I like to sweep the house on Mondays, after my 9:30 a.m. class. I do laundry every two weeks: using two washers and one dryer. I go grocery shopping on Tuesdays; every time I always buy half and half, eggs and spinach. Even if I’m not quite out of those items yet, I know I will be sooner than later. I make a pot of coffee, froth up my milk and drink it on my way out the door. I try to make breakfast, but if I’m not hungry it’s no sweat to instead snag a piece of toast on my way out the door. I eat dinner at 8 p.m. more often than not. When it’s summer, I like running around 7 p.m.
All of these are my little routines I’ve built through habit, figuring out what I like and what works for me.
When I’m home, all of these things change. My dad likes to cook and makes three meals a day. He likes dinner at the table at 6, 6:30 p.m. at the latest. So if I want to go for a run, I either have to suck it up and run at 5 p.m., or risk the nausea of running on a full stomach at 8 p.m. If there’s dishes in the sink, you have to put away the dishes that are drying before you wash any new ones.
He loves his kitchen — he has a set place for every pan, pot and spoon. He has backups for everything: peanut butter, toothpaste and deodorant. The man, as long as I’ve known him, has never done the thing where you keep telling yourself you’ll buy toothpaste — today for sure — but instead keep trying to squeeze every drop out of the tube.
My dad likes to know where I am, what I’m up to and who I’m with. He likes having a plan, a schedule. It makes sense, if he’s putting dinner on the table he wants to make sure there’s hungry kids at the table to eat it. It grated a little in high school, and it grates a little now. After college with the freedom of making last minute plans and eating at all hours of the night, it’s always a little jarring to switch back.
My mom has different rules and routines than my dad. Before college, I would switch between houses, and it would take me a second to get used to the switch. Sometimes I’d go to open a drawer to put something away and realize that this wasn’t the right drawer.

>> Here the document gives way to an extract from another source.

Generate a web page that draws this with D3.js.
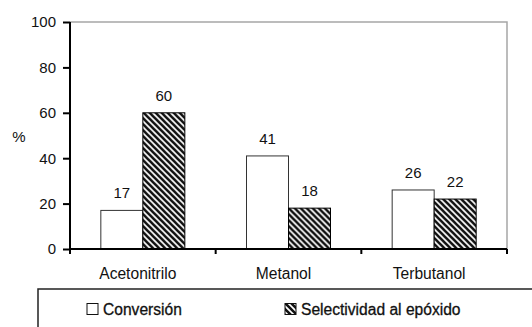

I would subconsciously overlay the two different kitchens in my head and mix up the drawers because it felt like the right one. This slightly worsened when my mom moved apartments during my freshman year of college, and I came home to a space filled with familiar things but was unfamiliar — a totally new space.
I like going home. I love my family. I love that my dad likes to cook and that he cooks for me. I love that my mom texts and asks what meals I’d like before I visit. I know their habits: Even now I could tell you my mom reaches for sliced cheese and crackers when she wants a snack, and my dad will always wait the second it takes to greet a neighbor. It is still a little disconcerting when I go back to these old routines, remembering patterns that I’ve grown out of touch with. It reminds me that I’m getting older, I’m not the same person I used to be. It’s bittersweet in that way, that I can be a different person but still sleep in my purple room and wake up to my dad grinding coffee beans.
I take the train home and on the way I remind myself of the place I’m going home to, one where I fit into a family instead of a group of friends. Yes, it can be discomfiting to readjust myself to a pattern that’s not mine anymore, but I don’t mind the disruption to my routines. I appreciate that there’s a space waiting for me, no matter how old I get.